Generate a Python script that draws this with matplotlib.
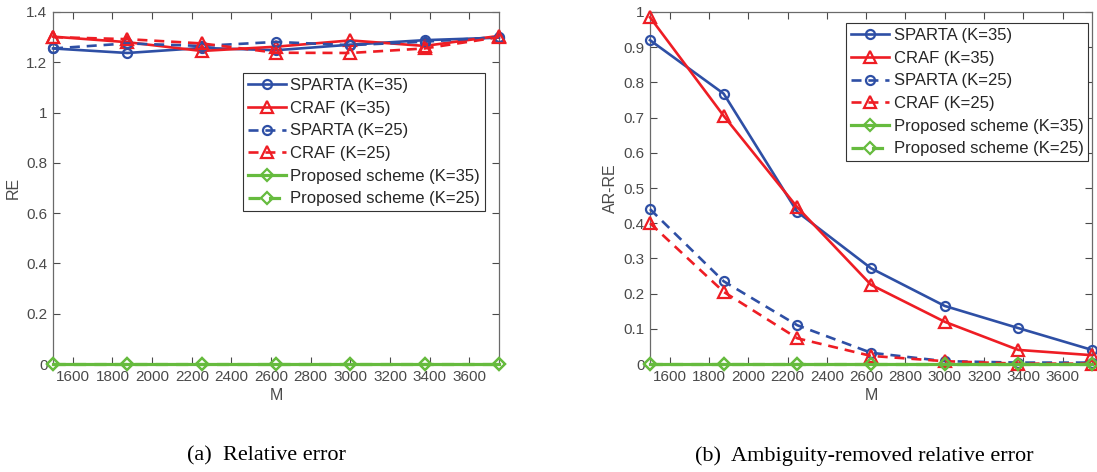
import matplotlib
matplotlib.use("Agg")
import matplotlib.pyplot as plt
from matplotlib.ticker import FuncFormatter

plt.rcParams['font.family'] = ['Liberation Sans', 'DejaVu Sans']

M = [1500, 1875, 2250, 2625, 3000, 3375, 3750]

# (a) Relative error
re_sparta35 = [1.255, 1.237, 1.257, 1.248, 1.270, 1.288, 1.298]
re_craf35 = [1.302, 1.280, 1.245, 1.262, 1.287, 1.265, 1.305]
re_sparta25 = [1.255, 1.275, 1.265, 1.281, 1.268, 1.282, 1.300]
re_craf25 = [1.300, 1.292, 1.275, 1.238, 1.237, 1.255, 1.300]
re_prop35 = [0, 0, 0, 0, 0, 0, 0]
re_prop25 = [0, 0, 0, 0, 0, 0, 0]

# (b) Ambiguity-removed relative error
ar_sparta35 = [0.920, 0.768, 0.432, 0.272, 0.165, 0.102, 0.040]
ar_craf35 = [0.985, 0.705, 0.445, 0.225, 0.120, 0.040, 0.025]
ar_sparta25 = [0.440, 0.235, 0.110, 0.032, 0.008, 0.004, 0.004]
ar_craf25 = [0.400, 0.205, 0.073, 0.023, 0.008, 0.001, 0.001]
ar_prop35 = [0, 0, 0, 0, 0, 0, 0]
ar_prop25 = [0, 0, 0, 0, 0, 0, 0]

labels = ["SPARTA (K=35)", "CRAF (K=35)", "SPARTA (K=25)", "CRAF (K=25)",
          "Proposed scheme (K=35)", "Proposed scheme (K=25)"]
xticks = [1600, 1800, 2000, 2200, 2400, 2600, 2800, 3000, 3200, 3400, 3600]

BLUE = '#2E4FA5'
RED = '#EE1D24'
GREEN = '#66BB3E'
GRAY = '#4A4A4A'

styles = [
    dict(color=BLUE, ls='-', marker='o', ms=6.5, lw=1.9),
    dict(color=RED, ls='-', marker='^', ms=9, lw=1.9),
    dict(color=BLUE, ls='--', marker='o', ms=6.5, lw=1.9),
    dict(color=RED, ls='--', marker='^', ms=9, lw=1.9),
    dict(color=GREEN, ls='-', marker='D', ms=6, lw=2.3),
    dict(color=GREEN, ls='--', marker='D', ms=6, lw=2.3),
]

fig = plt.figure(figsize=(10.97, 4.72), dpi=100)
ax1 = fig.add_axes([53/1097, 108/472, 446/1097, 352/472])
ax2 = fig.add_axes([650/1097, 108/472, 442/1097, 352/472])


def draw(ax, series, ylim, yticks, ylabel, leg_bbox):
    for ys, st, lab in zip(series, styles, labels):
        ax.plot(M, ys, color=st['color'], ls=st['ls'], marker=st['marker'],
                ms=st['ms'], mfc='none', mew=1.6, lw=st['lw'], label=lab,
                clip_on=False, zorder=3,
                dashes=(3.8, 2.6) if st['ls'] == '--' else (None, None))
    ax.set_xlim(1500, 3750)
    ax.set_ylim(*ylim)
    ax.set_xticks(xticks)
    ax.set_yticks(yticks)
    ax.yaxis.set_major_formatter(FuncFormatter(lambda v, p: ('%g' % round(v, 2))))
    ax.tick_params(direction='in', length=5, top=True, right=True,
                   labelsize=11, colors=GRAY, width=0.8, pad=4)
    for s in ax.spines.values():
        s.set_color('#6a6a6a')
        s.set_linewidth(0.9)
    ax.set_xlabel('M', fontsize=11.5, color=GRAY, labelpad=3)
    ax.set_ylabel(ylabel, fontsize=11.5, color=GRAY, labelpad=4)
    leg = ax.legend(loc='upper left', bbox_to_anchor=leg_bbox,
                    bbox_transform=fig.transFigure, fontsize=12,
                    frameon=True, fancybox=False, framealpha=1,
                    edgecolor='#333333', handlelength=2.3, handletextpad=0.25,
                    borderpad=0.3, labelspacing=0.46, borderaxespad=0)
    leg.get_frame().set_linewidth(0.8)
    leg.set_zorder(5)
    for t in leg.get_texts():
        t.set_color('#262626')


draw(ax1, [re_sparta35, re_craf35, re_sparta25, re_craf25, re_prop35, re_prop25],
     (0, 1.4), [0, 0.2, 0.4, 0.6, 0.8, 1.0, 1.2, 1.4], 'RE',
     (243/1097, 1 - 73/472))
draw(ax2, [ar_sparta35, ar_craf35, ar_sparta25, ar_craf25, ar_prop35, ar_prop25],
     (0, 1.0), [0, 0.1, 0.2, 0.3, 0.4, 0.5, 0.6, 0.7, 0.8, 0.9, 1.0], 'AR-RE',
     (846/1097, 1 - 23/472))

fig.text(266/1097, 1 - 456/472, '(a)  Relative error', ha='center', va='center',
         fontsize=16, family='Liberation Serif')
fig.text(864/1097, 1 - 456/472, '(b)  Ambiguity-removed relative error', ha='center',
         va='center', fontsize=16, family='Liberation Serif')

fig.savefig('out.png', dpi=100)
=====
## Aim of the task
Print the data above verbatim from the first line through the line holding "M = [1500, 1875, 2250, 2625, 3000, 3375, 3750]", leaving every picture out.

## Response
Generate a Python script that draws this with matplotlib.
import matplotlib
matplotlib.use("Agg")
import matplotlib.pyplot as plt
from matplotlib.ticker import FuncFormatter

plt.rcParams['font.family'] = ['Liberation Sans', 'DejaVu Sans']

M = [1500, 1875, 2250, 2625, 3000, 3375, 3750]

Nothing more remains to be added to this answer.